DATASET CONTENT »
►

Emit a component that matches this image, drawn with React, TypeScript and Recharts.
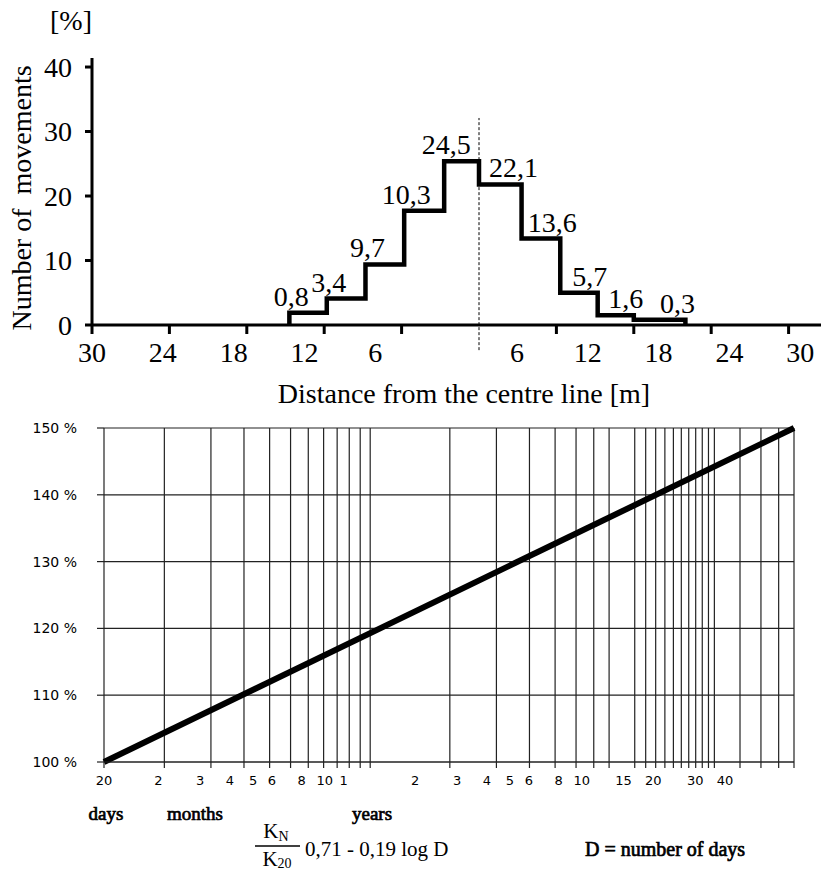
import React from "react";
import {
  ComposedChart,
  LineChart,
  Line,
  Scatter,
  XAxis,
  YAxis,
  CartesianGrid,
  ReferenceLine,
} from "recharts";

const SERIF = '"Liberation Serif", "Times New Roman", serif';
const SANS = '"DejaVu Sans", Verdana, sans-serif';

// top chart: movements by distance from the centre line (x in metres, - = left side)
const binEdges = [-14.7, -11.8, -8.8, -5.8, -2.7, 0, 3.3, 6.3, 9.2, 12, 16];
const binHeights = [1.9, 4.1, 9.4, 17.7, 25.4, 21.8, 13.4, 5.0, 1.5, 0.8];
const binLabels = ["0,8", "3,4", "9,7", "10,3", "24,5", "22,1", "13,6", "5,7", "1,6", "0,3"];
const distanceTicks = [-30, -24, -18, -12, -6, 6, 12, 18, 24, 30];
const shareTicks = [0, 10, 20, 30, 40];

// bottom chart: K_N / K_20 against time (log of days)
const MONTH = 365.25 / 12;
const YEAR = 365.25;
const axisStartDays = 36; // left edge, marked "20" days on the figure
const axisEndYears = 40;
const gridMonths = [2, 3, 4, 5, 6, 7, 8, 9, 10, 11];
const gridYears = [1, 2, 3, 4, 5, 6, 7, 8, 10, 11, 12, 13, 14, 15, 16, 17, 18, 19, 20, 25, 30, 35, 40];
const labelMonths = [2, 3, 4, 5, 6, 8, 10];
const labelYears = [1, 2, 3, 4, 5, 6, 8, 10, 15, 20, 30, 40];
const growthTicks = [100, 110, 120, 130, 140, 150];
const growthStart = 100;
const growthEnd = 150;

const stepData = [
  { x: binEdges[0], y: 0 },
  ...binHeights.map((h, i) => ({ x: binEdges[i], y: h })),
  { x: binEdges[binEdges.length - 1], y: 0 },
];

const labelData = binHeights.map((h, i) => {
  const left = binEdges[i] < 0;
  return { x: left ? binEdges[i] : binEdges[i + 1], y: h, label: binLabels[i], left };
});

const gridDays = [
  axisStartDays,
  ...gridMonths.map((m) => m * MONTH),
  ...gridYears.map((y) => y * YEAR),
];

const dayLabels = new Map<number, string>();
dayLabels.set(axisStartDays, "20");
gridMonths.forEach((m) => {
  if (labelMonths.includes(m)) dayLabels.set(m * MONTH, String(m));
});
gridYears.forEach((y) => {
  if (labelYears.includes(y)) dayLabels.set(y * YEAR, String(y));
});

const growthLine = [
  { d: axisStartDays, k: growthStart },
  { d: axisEndYears * YEAR, k: growthEnd },
];

// the printed tick labels sit on a slightly narrower scale than the ticks
const TOP_LEFT = 92;
const BOTTOM_LEFT = 104;

function DistanceTick(props: any) {
  const { x, y, payload } = props;
  const lx = TOP_LEFT + 0.915 * (x - TOP_LEFT);
  return (
    <text x={lx} y={y} dy="0.71em" textAnchor="middle" fontSize={28} fontFamily={SERIF} fill="#000">
      {Math.abs(payload.value)}
    </text>
  );
}

function DayTick(props: any) {
  const { x, y, payload } = props;
  const t = dayLabels.get(payload.value);
  if (!t) return <g />;
  const lx = BOTTOM_LEFT + 0.9 * (x - BOTTOM_LEFT);
  return (
    <text x={lx} y={y} dy="0.71em" textAnchor="middle" fontSize={13} fontFamily={SANS} fill="#000">
      {t}
    </text>
  );
}

function BinLabel(props: any) {
  const { cx, cy, payload } = props;
  return (
    <text
      x={cx + (payload.left ? 2 : -8)}
      y={cy - 7}
      textAnchor="middle"
      fontSize={28}
      fontFamily={SERIF}
      fill="#000"
    >
      {payload.label}
    </text>
  );
}

function DistributionChart() {
  return (
    <ComposedChart width={870} height={400} margin={{ top: 58, right: 4, bottom: 15, left: 52 }}>
      <XAxis
        type="number"
        dataKey="x"
        domain={[-30, 30]}
        ticks={distanceTicks}
        interval={0}
        allowDataOverflow
        height={60}
        tickSize={9}
        tickMargin={8}
        tick={<DistanceTick />}
        axisLine={{ stroke: "#000", strokeWidth: 3 }}
        tickLine={{ stroke: "#000", strokeWidth: 3 }}
      />
      <YAxis
        type="number"
        dataKey="y"
        domain={[0, 41.4]}
        ticks={shareTicks}
        interval={0}
        allowDataOverflow
        width={40}
        tickSize={7}
        tickMargin={13}
        tick={{ fontSize: 28, fontFamily: SERIF, fill: "#000" }}
        axisLine={{ stroke: "#000", strokeWidth: 3 }}
        tickLine={{ stroke: "#000", strokeWidth: 3 }}
      />
      <ReferenceLine
        segment={[
          { x: 0, y: -3.9 },
          { x: 0, y: 32.1 },
        ]}
        stroke="#000"
        strokeWidth={1}
        strokeDasharray="3 2"
        ifOverflow="visible"
      />
      <Line
        data={stepData}
        type="stepAfter"
        dataKey="y"
        stroke="#000"
        strokeWidth={4.5}
        strokeLinejoin="miter"
        dot={false}
        activeDot={false}
        isAnimationActive={false}
      />
      <Scatter data={labelData} dataKey="y" shape={<BinLabel />} isAnimationActive={false} />
    </ComposedChart>
  );
}

function GrowthChart() {
  return (
    <LineChart
      width={821}
      height={400}
      data={growthLine}
      margin={{ top: 28, right: 27, bottom: 8, left: 44 }}
    >
      <CartesianGrid stroke="#222" strokeWidth={1.2} />
      <XAxis
        type="number"
        dataKey="d"
        scale="log"
        domain={[axisStartDays, axisEndYears * YEAR]}
        ticks={gridDays}
        interval={0}
        height={30}
        tickSize={6}
        tickMargin={8}
        tick={<DayTick />}
        axisLine={{ stroke: "#222", strokeWidth: 1.2 }}
        tickLine={{ stroke: "#222", strokeWidth: 1.2 }}
      />
      <YAxis
        type="number"
        domain={[100, 150]}
        ticks={growthTicks}
        interval={0}
        width={60}
        tickSize={7}
        tickMargin={20}
        tickFormatter={(v: number) => `${v} %`}
        tick={{ fontSize: 14, fontFamily: SANS, fill: "#000" }}
        axisLine={false}
        tickLine={{ stroke: "#222", strokeWidth: 1.2 }}
      />
      <Line
        type="linear"
        dataKey="k"
        stroke="#000"
        strokeWidth={6}
        dot={false}
        activeDot={false}
        isAnimationActive={false}
      />
    </LineChart>
  );
}

// heavier serif lettering for the time units and the note, as in the print
const heavy = { stroke: "#000", strokeWidth: 0.7 };

export default function App() {
  return (
    <div
      style={{
        position: "absolute",
        left: 0,
        top: 0,
        width: 821,
        height: 874,
        overflow: "hidden",
        background: "#fff",
      }}
    >
      <div style={{ position: "absolute", left: 0, top: 0 }}>
        <DistributionChart />
      </div>
      <div style={{ position: "absolute", left: 0, top: 400 }}>
        <GrowthChart />
      </div>
      <svg
        width={821}
        height={874}
        style={{ position: "absolute", left: 0, top: 0, pointerEvents: "none" }}
      >
        <g fontFamily={SERIF} fill="#000">
          <text x={71} y={30} fontSize={28} textAnchor="middle">
            [%]
          </text>
          <text
            x={31}
            y={198}
            fontSize={28}
            textAnchor="middle"
            transform="rotate(-90, 31, 198)"
            style={{ whiteSpace: "pre" }}
          >
            {"Number of  movements"}
          </text>
          <text x={464} y={403} fontSize={28} textAnchor="middle">
            Distance from the centre line [m]
          </text>

          <text x={106} y={820} fontSize={19} textAnchor="middle" {...heavy}>
            days
          </text>
          <text x={195} y={820} fontSize={19} textAnchor="middle" {...heavy}>
            months
          </text>
          <text x={372} y={820} fontSize={19} textAnchor="middle" {...heavy}>
            years
          </text>

          <text x={276} y={838} fontSize={21} textAnchor="middle">
            K<tspan fontSize={14} dy={3}>N</tspan>
          </text>
          <line x1={255} x2={300} y1={846} y2={846} stroke="#000" strokeWidth={1.5} />
          <text x={277} y={866} fontSize={21} textAnchor="middle">
            K<tspan fontSize={14} dy={2}>20</tspan>
          </text>
          <text x={305} y={856} fontSize={21}>
            0,71 - 0,19 log D
          </text>
          <text x={585} y={856} fontSize={20} {...heavy}>
            D = number of days
          </text>
        </g>
      </svg>
    </div>
  );
}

◄

Look through the listing and extract every line with "React" in it.

RESULT OF THIS EXERCISE »
Emit a component that matches this image, drawn with React, TypeScript and Recharts.
import React from "react";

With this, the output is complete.